>> Begin EXERCISE INPUTS
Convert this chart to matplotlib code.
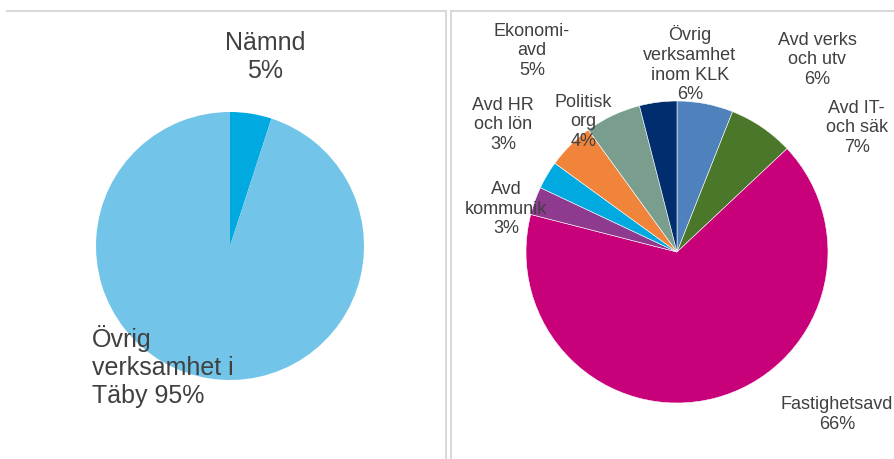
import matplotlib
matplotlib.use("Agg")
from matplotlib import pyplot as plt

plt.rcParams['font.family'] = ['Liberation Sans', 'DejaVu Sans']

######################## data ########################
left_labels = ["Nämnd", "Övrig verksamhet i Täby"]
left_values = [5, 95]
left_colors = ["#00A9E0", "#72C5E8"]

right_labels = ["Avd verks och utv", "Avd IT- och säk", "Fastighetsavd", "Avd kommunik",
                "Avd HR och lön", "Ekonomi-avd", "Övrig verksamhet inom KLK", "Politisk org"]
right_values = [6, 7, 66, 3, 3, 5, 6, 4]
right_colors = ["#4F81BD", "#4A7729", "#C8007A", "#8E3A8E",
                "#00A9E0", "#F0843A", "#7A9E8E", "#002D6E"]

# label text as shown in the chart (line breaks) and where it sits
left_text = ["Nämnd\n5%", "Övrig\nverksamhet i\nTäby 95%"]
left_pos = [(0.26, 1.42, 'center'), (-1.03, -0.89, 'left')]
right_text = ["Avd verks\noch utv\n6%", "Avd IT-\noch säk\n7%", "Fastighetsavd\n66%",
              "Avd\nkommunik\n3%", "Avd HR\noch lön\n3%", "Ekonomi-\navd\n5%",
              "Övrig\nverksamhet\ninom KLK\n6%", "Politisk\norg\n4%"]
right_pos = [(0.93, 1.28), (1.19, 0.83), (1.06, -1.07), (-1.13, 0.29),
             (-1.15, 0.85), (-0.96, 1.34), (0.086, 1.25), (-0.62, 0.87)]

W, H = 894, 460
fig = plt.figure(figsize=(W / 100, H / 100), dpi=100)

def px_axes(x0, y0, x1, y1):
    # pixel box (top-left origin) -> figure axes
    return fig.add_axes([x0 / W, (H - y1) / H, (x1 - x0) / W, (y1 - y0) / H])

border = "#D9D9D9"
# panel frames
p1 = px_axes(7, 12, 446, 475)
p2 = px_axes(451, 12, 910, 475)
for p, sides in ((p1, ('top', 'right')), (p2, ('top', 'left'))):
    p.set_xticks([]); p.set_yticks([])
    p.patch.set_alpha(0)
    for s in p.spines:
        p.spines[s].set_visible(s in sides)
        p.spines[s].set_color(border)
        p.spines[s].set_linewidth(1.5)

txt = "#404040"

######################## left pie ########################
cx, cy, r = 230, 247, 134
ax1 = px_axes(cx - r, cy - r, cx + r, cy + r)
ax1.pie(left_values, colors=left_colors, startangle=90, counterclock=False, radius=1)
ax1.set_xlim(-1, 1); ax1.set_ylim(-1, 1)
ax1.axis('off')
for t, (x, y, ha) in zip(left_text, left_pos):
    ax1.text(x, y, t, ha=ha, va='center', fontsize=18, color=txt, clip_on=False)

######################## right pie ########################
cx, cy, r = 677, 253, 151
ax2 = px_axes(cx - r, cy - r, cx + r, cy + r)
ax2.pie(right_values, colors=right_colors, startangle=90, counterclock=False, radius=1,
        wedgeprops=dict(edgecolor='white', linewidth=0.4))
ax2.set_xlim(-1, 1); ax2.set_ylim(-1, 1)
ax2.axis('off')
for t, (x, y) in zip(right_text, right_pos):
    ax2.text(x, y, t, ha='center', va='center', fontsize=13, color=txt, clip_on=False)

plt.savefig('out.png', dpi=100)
>> End EXERCISE INPUTS
>> Begin EXERCISE INPUTS
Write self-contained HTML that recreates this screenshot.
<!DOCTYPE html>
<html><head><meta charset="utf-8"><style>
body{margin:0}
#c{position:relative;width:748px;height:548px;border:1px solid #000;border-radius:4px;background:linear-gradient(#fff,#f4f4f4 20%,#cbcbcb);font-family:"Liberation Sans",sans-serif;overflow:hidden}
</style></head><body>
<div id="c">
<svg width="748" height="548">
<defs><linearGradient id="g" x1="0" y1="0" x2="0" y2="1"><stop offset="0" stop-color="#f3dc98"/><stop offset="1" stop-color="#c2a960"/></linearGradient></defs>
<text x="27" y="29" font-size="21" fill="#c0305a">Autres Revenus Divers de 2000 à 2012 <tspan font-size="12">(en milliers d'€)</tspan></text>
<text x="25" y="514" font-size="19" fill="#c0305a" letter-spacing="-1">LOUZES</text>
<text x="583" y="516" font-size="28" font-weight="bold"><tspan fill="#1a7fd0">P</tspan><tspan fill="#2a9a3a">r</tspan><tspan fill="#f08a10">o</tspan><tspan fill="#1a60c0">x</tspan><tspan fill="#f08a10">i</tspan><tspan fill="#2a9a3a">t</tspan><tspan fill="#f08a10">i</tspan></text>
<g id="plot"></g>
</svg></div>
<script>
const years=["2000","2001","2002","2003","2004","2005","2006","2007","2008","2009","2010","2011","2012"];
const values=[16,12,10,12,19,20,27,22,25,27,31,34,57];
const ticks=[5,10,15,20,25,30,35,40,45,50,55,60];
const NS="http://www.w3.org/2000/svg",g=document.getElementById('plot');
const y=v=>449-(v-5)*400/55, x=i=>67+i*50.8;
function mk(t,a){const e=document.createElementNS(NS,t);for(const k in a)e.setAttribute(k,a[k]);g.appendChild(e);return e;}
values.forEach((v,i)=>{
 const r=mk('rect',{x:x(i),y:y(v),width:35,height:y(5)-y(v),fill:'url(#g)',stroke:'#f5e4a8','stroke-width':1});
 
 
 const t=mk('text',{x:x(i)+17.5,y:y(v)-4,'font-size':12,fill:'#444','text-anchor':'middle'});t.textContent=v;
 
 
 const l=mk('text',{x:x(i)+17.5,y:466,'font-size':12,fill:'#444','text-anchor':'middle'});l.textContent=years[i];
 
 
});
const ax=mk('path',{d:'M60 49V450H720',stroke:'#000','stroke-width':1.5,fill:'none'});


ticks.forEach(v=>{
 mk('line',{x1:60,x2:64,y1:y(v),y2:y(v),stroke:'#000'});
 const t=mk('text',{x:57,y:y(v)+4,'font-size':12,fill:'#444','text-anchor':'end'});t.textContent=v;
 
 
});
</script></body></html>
>> End EXERCISE INPUTS
EXERCISE OBJECTIVE: Read through the data and copy every line where "chart" shows up.

EXERCISE RESPONSE:
Convert this chart to matplotlib code.
# label text as shown in the chart (line breaks) and where it sits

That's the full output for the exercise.